There are basically two types of charged black holes, Reissner–Nordström, and Kerr–Newman.
Next, Hawking radiation itself is mostly electromagnetic. The numerous popular articles which say that Hawking radiation is particle/anti-particle pairs in which one of each pair gets swallowed by the black hole are misleading. Hawking radiation is almost entirely electromagnetic radiation---that is, photons. You can still use the language of particle/anti-particle, but it is a bit misleading.
If Hawking radiation is true why isn't the entire universe glowing?
This answer claims that Hawking radiation is just photons. Photons are EM neutral.
Now basically there are different interpretations of Hawking radiation, but what they mainly say is that the evaporation itself does not come from the black hole itself (nothing can escape the black hole), but from near outside the horizon.
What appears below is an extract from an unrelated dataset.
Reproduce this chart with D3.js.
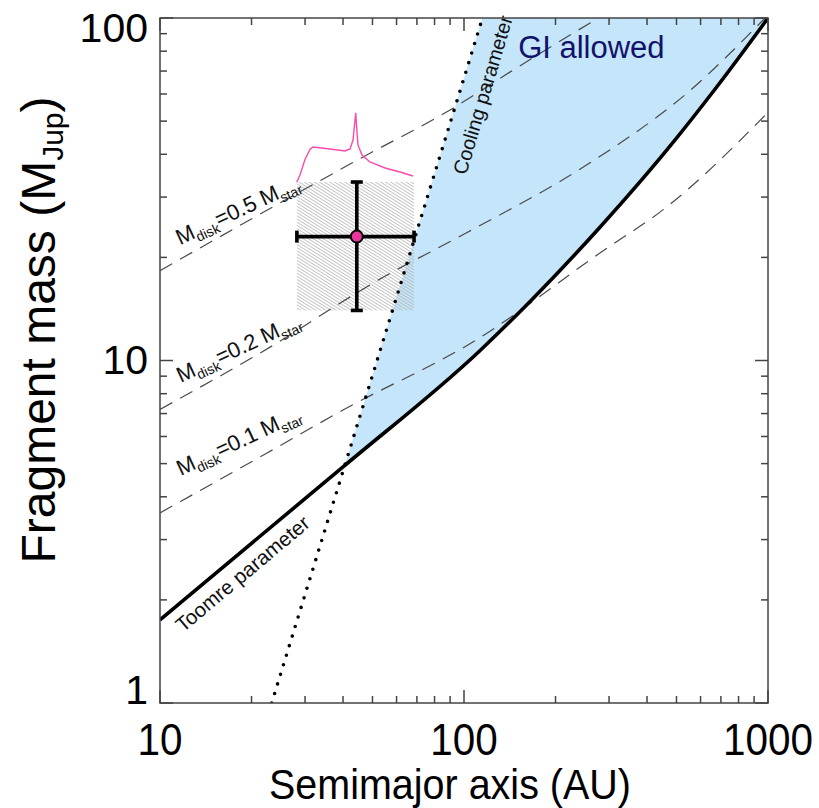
<!DOCTYPE html>
<html>
<head>
<meta charset="utf-8">
<script src="https://cdn.jsdelivr.net/npm/d3@7"></script>
<style>
  body { margin: 0; background: #fff; }
  text { font-family: "Liberation Sans", Arial, sans-serif; }
</style>
</head>
<body>
<svg width="819" height="808"></svg>
<script>
// data (AU, Jupiter masses)
var toomreA = [10, 40, 113, 169, 280, 465, 679, 1000];
var toomreM = [1.75, 4.89, 10.7, 15.2, 24.5, 41.2, 63, 100];

var coolA = [23.3, 115];
var coolM = [1.0, 100];

var disk01A = [10, 22.5, 40, 110, 280, 465, 1000];
var disk01M = [3.59, 5.37, 7.17, 11.5, 20.6, 28.1, 53];
var disk02A = [10, 21.3, 54.2, 102, 259, 542, 1000];
var disk02M = [7.2, 10.5, 17.5, 23.6, 37.7, 60.4, 102];
var disk05A = [10, 46.6, 90, 141.5, 280];
var disk05M = [18.3, 39.3, 53.9, 69.5, 100.7];

var objA = 44.4, objM = 23;
var objErrA = [28.2, 68.5];
var objErrM = [14.0, 33.2];

var specA = [28.17, 28.87, 29.99, 31.14, 31.86, 36.25, 40.61, 42.17, 43.15, 43.8, 44.04, 44.3, 44.8, 46.18, 49.07, 54.97, 61.6, 67.96];
var specM = [33.14, 34.8, 38.64, 41.32, 42.02, 41.46, 40.9, 41.46, 44.04, 50.38, 52.9, 48.7, 42.6, 39.8, 37.98, 36.48, 35.51, 34.57];

var xTicksMajor = [10, 100, 1000];
var yTicksMajor = [1, 10, 100];

var svg = d3.select("svg"),
    pL = 160, pR = 768, pT = 18, pB = 703;

var xScale = d3.scaleLog().domain([10, 1000]).range([pL, pR]),
    yScale = d3.scaleLog().domain([1, 100]).range([pB, pT]);

var defs = svg.append("defs");
defs.append("clipPath").attr("id", "plotclip")
  .append("rect").attr("x", pL).attr("y", pT)
  .attr("width", pR - pL).attr("height", pB - pT);

// region right of the cooling line
defs.append("clipPath").attr("id", "coolclip")
  .append("polygon")
  .attr("points", [
      [xScale(coolA[0]), yScale(coolM[0])],
      [xScale(coolA[1]), yScale(coolM[1])],
      [pR, pT], [pR, pB]
    ].map(function(p) { return p.join(","); }).join(" "));

var hatch = defs.append("pattern").attr("id", "hatch")
  .attr("patternUnits", "userSpaceOnUse")
  .attr("width", 6).attr("height", 2.7)
  .attr("patternTransform", "rotate(32)");
hatch.append("line").attr("x1", 0).attr("y1", 1.35).attr("x2", 6).attr("y2", 1.35)
  .attr("stroke", "#b4b4b4").attr("stroke-width", 0.8);

var g = svg.append("g").attr("clip-path", "url(#plotclip)");

var toomre = toomreA.map(function(a, i) { return [a, toomreM[i]]; });

// GI allowed region
g.append("g").attr("clip-path", "url(#coolclip)")
  .append("path")
  .datum(toomre)
  .attr("fill", "#c4e5fa")
  .attr("d", d3.area()
      .x(function(d) { return xScale(d[0]); })
      .y0(function(d) { return yScale(d[1]); })
      .y1(pT)
      .curve(d3.curveMonotoneX));

// hatched uncertainty box
g.append("rect")
  .attr("x", xScale(objErrA[0]))
  .attr("y", yScale(objErrM[1]))
  .attr("width", xScale(objErrA[1]) - xScale(objErrA[0]))
  .attr("height", yScale(objErrM[0]) - yScale(objErrM[1]))
  .attr("fill", "url(#hatch)");

var line = d3.line()
  .x(function(d) { return xScale(d[0]); })
  .y(function(d) { return yScale(d[1]); })
  .curve(d3.curveMonotoneX);

[[disk01A, disk01M], [disk02A, disk02M], [disk05A, disk05M]].forEach(function(s) {
  g.append("path")
    .datum(s[0].map(function(a, i) { return [a, s[1][i]]; }))
    .attr("fill", "none")
    .attr("stroke", "#4a4a4a")
    .attr("stroke-width", 1.2)
    .attr("stroke-dasharray", "14,9")
    .attr("d", line);
});

// cooling parameter (dotted)
g.append("path")
  .datum(coolA.map(function(a, i) { return [a, coolM[i]]; }))
  .attr("fill", "none")
  .attr("stroke", "#000")
  .attr("stroke-width", 3.6)
  .attr("stroke-linecap", "round")
  .attr("stroke-dasharray", "0,10")
  .attr("d", d3.line().x(function(d) { return xScale(d[0]); }).y(function(d) { return yScale(d[1]); }));

// Toomre parameter (solid)
g.append("path")
  .datum(toomre)
  .attr("fill", "none")
  .attr("stroke", "#000")
  .attr("stroke-width", 3.6)
  .attr("d", line);

// spectrum inset
svg.append("path")
  .datum(specA.map(function(a, i) { return [a, specM[i]]; }))
  .attr("fill", "none")
  .attr("stroke", "#fa4aac")
  .attr("stroke-width", 1.4)
  .attr("d", d3.line().x(function(d) { return xScale(d[0]); }).y(function(d) { return yScale(d[1]); }));

// error bars
var eb = svg.append("g").attr("stroke", "#000").attr("stroke-width", 3.6);
eb.append("line")
  .attr("x1", xScale(objErrA[0])).attr("x2", xScale(objErrA[1]))
  .attr("y1", yScale(objM)).attr("y2", yScale(objM));
eb.append("line")
  .attr("x1", xScale(objA)).attr("x2", xScale(objA))
  .attr("y1", yScale(objErrM[0])).attr("y2", yScale(objErrM[1]));
objErrA.forEach(function(a) {
  eb.append("line")
    .attr("x1", xScale(a)).attr("x2", xScale(a))
    .attr("y1", yScale(objM) - 6).attr("y2", yScale(objM) + 6);
});
objErrM.forEach(function(m) {
  eb.append("line")
    .attr("x1", xScale(objA) - 6).attr("x2", xScale(objA) + 6)
    .attr("y1", yScale(m)).attr("y2", yScale(m));
});
svg.append("circle")
  .attr("cx", xScale(objA)).attr("cy", yScale(objM)).attr("r", 6)
  .attr("fill", "#e8369a").attr("stroke", "#000").attr("stroke-width", 2);

// labels on the curves
function mdiskLabel(a, m, val) {
  var t = svg.append("text")
    .attr("transform", "translate(" + xScale(a) + "," + yScale(m) + ") rotate(-25)")
    .attr("font-size", 22).attr("fill", "#111");
  t.append("tspan").text("M");
  t.append("tspan").attr("font-size", 14).attr("dy", 5).text("disk");
  t.append("tspan").attr("dy", -5).text("=" + val + " M");
  t.append("tspan").attr("font-size", 14).attr("dy", 5).text("star");
}
mdiskLabel(11.63, 21.7, "0.5");
mdiskLabel(11.7, 8.6, "0.2");
mdiskLabel(11.7, 4.6, "0.1");

svg.append("text")
  .attr("transform", "translate(" + xScale(11.9) + "," + yScale(1.6) + ") rotate(-40)")
  .attr("font-size", 20.5).attr("fill", "#111")
  .text("Toomre parameter");

svg.append("text")
  .attr("transform", "translate(" + xScale(101.6) + "," + yScale(34.6) + ") rotate(-73.5)")
  .attr("font-size", 20).attr("fill", "#111")
  .text("Cooling parameter");

svg.append("text")
  .attr("x", xScale(150.7)).attr("y", yScale(76.4))
  .attr("font-size", 31).attr("fill", "#12126a")
  .text("GI allowed");

// frame and ticks
var frame = svg.append("g").attr("stroke", "#444").attr("stroke-width", 1.5);
frame.append("rect").attr("x", pL).attr("y", pT)
  .attr("width", pR - pL).attr("height", pB - pT).attr("fill", "none");

xScale.ticks().forEach(function(v) {
  var len = xTicksMajor.indexOf(v) >= 0 ? 13 : 7;
  var px = xScale(v);
  frame.append("line").attr("x1", px).attr("x2", px).attr("y1", pB).attr("y2", pB - len);
  frame.append("line").attr("x1", px).attr("x2", px).attr("y1", pT).attr("y2", pT + len);
});
yScale.ticks().forEach(function(v) {
  var len = yTicksMajor.indexOf(v) >= 0 ? 13 : 7;
  var py = yScale(v);
  frame.append("line").attr("x1", pL).attr("x2", pL + len).attr("y1", py).attr("y2", py);
  frame.append("line").attr("x1", pR).attr("x2", pR - len).attr("y1", py).attr("y2", py);
});

xTicksMajor.forEach(function(v) {
  svg.append("text")
    .attr("x", xScale(v)).attr("y", 755)
    .attr("text-anchor", "middle")
    .attr("font-size", 45)
    .attr("textLength", String(v).length * 22.5)
    .attr("lengthAdjust", "spacingAndGlyphs")
    .text(v);
});
yTicksMajor.forEach(function(v) {
  var by = Math.min(Math.max(yScale(v) + 13, pT + 24), pB + 1);
  svg.append("text")
    .attr("x", 148).attr("y", by)
    .attr("text-anchor", "end")
    .attr("font-size", 41)
    .text(v);
});

svg.append("text")
  .attr("x", 450).attr("y", 799)
  .attr("text-anchor", "middle")
  .attr("font-size", 43)
  .attr("textLength", 362)
  .attr("lengthAdjust", "spacingAndGlyphs")
  .text("Semimajor axis (AU)");

var yt = svg.append("text")
  .attr("transform", "translate(55,330) rotate(-90)")
  .attr("text-anchor", "middle")
  .attr("font-size", 48);
yt.append("tspan").text("Fragment mass (M");
yt.append("tspan").attr("font-size", 30).attr("dy", 8).text("Jup");
yt.append("tspan").attr("dy", -8).text(")");
</script>
</body>
</html>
Hawking radiation comes from the horizon, not from the black hole itself If you are worrying if your hypothetical black hole completely evaporates, i.e. no more horizon, it means that the electrons will just disperse due to the electrostatic repulsion, (once the body stops being a black hole).
Violation of the Law of Conservation of Charge in black hole?
Are electrons just incompletely evaporated black holes?
Now these answers claim that BHs evaporate in a way that their leftovers are basically charged particles, that is, the charge that the BH did not evaporate stays during evaporation, until the BH's mass is not enough to create a event horizon anymore, and the BH ceases to exist anymore, and the leftover electrons just disperse.
Based on these it might be possible that the BH evaporates just photons, EM neutral particles, thus no EM charge is really evaporated from the BH, and the BH keeps its entire charge during the whole process of evaporation. At that point, as the BH's mass reduces so that it cannot create a event horizon anymore, the leftover electrons just disperse.
Question:
- Does a BH evaporate its EM charge?